Comprehensive dental image analysis

In the dental field, image data (X-ray images) represent the initial source of information for a first assessment of a patient's health status and also serve as the basis for further planning of the treatment process. Both extraoral images, such as the orthopantomogram (OPG) or lateral cephalometric radiographs (LCR), and intraoral images, such as bitewing radiographs, are used. The OPG is the typical initial image because all teeth including roots are clearly visible.

More comprehensive analyses take time

The features recognizable in the images (caries, fillings, etc.) of the teeth must first be visually analyzed and then documented by the doctor. More comprehensive analysis methods, such as determining angles and relationships between manually identified landmarks in lateral cephalometric radiographs, require significantly more time and effort.

Automatically extracted information supports medical staff

The Visual Healthcare Technologies department is working on solutions that enable automatic analysis of image data and provide the extracted information to the doctor. As a fundamental step, the contours of the individual teeth are automatically found in the images. In this process, the domain-specific knowledge of experts is represented through a statistical model, which depicts both the relative positional relationships and the shape variance of the teeth. This model is initially placed on an image using deep learning. Subsequently, the teeth in the image can be identified and their contours found.

The existing orthopantomogram, a two-dimensional X-ray image of the upper and lower jaws.
The final segmentations of the individual teeth can now be used to find individual characteristics of these teeth and to provide them collectively.

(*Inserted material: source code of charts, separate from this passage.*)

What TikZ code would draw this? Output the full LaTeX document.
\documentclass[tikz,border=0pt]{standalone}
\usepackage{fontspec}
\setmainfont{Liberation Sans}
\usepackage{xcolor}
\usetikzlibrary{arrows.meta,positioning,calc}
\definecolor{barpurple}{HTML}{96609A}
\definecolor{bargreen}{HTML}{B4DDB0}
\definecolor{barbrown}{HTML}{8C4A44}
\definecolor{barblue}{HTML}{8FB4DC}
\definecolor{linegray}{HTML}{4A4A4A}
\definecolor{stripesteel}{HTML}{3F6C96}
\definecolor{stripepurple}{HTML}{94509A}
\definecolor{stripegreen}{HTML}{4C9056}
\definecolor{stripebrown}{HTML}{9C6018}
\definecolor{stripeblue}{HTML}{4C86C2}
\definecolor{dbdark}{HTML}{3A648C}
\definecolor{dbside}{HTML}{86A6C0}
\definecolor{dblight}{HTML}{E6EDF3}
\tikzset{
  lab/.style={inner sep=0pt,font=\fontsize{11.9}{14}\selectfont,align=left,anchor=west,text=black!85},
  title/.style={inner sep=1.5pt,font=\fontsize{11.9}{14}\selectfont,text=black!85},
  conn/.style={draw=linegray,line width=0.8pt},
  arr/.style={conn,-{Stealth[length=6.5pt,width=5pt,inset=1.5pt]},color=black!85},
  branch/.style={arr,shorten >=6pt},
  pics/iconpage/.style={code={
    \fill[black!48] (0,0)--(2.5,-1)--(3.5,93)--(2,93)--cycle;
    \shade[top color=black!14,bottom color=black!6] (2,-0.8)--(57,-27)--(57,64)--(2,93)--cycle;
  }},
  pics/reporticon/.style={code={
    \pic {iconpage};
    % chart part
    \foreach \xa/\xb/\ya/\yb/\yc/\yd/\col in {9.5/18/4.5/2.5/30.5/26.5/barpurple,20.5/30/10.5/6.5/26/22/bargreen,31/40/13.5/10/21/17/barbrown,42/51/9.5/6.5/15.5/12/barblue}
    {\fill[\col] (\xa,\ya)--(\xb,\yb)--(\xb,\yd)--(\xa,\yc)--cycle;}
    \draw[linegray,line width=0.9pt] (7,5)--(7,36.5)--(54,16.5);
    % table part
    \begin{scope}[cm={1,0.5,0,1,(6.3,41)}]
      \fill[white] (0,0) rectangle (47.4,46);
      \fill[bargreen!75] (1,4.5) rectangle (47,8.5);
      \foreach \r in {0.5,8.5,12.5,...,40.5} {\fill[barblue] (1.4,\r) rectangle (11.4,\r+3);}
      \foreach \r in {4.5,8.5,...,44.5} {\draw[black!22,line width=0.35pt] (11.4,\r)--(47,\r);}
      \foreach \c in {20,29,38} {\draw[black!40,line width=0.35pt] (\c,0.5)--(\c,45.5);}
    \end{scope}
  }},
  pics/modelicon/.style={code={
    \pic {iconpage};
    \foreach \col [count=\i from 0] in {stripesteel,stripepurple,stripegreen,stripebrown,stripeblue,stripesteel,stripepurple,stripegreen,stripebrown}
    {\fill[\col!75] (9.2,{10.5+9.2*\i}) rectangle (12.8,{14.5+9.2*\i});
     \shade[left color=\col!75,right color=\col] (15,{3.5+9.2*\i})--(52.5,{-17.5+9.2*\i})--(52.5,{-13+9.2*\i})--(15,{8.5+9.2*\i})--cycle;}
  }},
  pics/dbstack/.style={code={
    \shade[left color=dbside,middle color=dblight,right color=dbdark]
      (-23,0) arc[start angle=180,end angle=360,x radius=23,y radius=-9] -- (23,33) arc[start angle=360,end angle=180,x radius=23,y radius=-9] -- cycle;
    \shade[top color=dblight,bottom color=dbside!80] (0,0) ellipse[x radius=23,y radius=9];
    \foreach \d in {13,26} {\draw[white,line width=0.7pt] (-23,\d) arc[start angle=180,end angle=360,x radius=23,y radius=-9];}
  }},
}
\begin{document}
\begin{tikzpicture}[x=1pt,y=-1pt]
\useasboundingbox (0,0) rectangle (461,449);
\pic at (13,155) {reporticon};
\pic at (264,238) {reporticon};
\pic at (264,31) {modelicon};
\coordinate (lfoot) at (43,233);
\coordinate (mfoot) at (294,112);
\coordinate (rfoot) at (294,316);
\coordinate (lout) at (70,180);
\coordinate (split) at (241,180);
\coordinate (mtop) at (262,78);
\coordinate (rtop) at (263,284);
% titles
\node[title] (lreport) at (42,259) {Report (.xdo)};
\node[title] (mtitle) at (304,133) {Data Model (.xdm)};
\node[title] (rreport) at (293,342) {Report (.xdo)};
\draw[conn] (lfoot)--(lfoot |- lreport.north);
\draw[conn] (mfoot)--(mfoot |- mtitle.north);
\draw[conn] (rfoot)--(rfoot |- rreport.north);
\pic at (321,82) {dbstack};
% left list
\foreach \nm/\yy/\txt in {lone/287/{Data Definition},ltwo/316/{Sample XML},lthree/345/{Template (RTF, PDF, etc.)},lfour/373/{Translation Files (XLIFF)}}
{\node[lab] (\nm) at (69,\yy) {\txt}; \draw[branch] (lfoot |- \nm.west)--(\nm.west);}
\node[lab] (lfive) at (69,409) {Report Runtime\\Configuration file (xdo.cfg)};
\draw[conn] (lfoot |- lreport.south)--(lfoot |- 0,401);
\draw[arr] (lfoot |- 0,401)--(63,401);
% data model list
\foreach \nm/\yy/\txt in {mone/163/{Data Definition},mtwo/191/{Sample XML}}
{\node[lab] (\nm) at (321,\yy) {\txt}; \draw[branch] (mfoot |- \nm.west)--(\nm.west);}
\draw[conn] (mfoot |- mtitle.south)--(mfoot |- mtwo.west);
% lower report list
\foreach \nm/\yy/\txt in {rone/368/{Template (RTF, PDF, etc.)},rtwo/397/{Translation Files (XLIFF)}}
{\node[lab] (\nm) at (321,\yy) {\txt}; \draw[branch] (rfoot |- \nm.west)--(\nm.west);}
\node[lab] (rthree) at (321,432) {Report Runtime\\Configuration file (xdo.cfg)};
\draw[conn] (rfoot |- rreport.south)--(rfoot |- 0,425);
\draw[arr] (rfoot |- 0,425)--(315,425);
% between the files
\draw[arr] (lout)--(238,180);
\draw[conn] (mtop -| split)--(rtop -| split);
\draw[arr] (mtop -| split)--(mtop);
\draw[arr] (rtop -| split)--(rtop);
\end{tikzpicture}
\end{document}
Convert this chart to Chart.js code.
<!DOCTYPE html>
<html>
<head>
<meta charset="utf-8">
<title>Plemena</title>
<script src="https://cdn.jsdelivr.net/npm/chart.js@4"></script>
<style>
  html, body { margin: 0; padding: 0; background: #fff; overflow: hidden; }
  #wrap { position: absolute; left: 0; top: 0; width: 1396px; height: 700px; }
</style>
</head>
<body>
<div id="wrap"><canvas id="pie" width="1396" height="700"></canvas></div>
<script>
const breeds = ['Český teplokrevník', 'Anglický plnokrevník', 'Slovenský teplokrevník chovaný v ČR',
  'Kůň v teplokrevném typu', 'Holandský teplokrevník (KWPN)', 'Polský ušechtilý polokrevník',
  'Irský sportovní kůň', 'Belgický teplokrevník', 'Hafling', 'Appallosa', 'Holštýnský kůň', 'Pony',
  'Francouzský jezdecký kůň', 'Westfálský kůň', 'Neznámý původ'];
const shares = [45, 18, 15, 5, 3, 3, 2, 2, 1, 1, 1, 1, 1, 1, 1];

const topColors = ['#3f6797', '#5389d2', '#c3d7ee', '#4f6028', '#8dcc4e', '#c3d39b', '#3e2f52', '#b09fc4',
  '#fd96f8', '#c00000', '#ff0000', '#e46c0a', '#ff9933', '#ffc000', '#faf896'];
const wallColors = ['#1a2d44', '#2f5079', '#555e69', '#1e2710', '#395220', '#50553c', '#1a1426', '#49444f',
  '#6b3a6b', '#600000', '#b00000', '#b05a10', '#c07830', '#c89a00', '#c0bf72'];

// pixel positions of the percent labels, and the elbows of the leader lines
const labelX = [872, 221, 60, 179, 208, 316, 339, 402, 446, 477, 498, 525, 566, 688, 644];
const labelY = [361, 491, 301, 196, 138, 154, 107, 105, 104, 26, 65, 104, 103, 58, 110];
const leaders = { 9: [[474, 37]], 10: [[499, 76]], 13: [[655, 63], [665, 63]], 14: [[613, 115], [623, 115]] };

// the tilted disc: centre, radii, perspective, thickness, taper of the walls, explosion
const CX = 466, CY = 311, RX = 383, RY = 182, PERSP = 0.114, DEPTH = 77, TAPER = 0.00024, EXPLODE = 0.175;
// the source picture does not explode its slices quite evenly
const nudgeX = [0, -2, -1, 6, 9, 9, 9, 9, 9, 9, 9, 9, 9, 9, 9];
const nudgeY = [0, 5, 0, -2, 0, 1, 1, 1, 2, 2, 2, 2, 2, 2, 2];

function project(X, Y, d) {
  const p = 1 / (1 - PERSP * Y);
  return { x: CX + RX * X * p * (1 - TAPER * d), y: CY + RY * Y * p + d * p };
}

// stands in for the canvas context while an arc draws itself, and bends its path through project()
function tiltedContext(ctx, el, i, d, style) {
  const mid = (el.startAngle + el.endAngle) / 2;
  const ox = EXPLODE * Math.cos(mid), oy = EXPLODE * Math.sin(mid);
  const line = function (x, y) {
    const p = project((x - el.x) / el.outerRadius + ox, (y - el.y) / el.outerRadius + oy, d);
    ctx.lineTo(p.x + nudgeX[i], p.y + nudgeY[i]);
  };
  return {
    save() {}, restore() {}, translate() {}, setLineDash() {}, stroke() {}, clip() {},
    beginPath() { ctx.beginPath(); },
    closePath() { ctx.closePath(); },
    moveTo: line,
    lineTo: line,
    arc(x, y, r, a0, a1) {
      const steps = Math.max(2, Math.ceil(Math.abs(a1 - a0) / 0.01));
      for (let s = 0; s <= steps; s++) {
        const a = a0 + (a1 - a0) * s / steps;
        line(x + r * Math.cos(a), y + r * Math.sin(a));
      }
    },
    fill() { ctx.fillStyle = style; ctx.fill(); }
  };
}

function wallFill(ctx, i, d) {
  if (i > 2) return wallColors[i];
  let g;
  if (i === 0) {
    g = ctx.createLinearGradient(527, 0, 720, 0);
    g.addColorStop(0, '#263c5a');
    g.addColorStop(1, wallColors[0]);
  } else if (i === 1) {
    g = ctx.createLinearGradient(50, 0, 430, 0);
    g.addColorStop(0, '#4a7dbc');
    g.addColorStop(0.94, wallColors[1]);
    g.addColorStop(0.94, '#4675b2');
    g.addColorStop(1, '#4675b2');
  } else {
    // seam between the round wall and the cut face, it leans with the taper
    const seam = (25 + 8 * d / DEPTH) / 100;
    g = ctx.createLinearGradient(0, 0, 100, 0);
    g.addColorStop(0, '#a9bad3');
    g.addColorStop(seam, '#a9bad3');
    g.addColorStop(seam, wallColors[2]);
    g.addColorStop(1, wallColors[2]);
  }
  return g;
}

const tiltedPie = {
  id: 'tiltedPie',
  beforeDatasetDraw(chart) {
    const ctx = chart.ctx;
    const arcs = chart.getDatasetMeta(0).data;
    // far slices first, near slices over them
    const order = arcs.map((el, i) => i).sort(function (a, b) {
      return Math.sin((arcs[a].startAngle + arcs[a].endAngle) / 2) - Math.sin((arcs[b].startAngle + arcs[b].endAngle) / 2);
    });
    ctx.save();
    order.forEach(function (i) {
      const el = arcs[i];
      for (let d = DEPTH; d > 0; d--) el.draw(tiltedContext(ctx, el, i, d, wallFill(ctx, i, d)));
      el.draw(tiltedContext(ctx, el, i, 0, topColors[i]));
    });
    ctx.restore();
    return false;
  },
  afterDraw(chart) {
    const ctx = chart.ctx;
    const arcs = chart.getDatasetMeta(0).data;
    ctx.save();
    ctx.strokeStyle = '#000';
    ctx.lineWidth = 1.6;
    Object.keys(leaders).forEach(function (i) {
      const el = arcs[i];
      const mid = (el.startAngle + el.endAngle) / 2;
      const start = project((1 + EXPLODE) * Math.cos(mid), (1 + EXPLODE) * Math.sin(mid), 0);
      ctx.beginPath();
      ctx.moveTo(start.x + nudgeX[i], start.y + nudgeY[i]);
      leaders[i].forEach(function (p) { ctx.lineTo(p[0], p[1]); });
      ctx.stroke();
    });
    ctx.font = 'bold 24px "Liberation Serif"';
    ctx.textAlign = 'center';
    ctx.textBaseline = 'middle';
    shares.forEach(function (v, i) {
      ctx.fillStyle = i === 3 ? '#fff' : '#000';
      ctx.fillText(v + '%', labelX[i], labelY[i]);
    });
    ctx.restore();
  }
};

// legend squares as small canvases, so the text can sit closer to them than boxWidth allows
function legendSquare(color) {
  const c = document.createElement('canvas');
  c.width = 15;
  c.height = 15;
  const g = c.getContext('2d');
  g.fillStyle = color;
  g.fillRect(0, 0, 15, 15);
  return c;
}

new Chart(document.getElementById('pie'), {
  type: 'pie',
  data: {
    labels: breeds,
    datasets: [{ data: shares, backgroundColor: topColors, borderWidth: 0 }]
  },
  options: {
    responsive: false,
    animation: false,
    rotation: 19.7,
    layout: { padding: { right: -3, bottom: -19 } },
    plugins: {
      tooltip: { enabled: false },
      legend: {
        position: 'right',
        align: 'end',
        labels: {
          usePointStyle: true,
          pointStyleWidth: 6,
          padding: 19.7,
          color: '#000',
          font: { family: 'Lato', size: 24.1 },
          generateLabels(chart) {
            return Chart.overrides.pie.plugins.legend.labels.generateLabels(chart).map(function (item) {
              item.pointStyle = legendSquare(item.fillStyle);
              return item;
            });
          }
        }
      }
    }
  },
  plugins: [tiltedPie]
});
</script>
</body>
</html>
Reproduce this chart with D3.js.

Image-based 3D reconstruction of teeth

The department is also working on solutions to extract information from image data that is normally used only for documentation purposes. In the orthodontic treatment of dental misalignments, five photographs of the dentition are routinely taken, whose automatic evaluation can support the decision-making process and the monitoring of the treatment course. For this purpose, the tooth contours and numbering are first extracted in the individual photographs. Subsequently, the silhouettes generated in this way, which represent the teeth from different angles, are used to determine the surface and spatial arrangement of the teeth in a deformation-based reconstruction process. Based on the resulting 3D model of the dentition, the information relevant to the medical staff can then be calculated.

© Fraunhofer IGD
The tooth contours and numbering from the five routinely taken photographs are used to automatically reconstruct a 3D model of the dentition.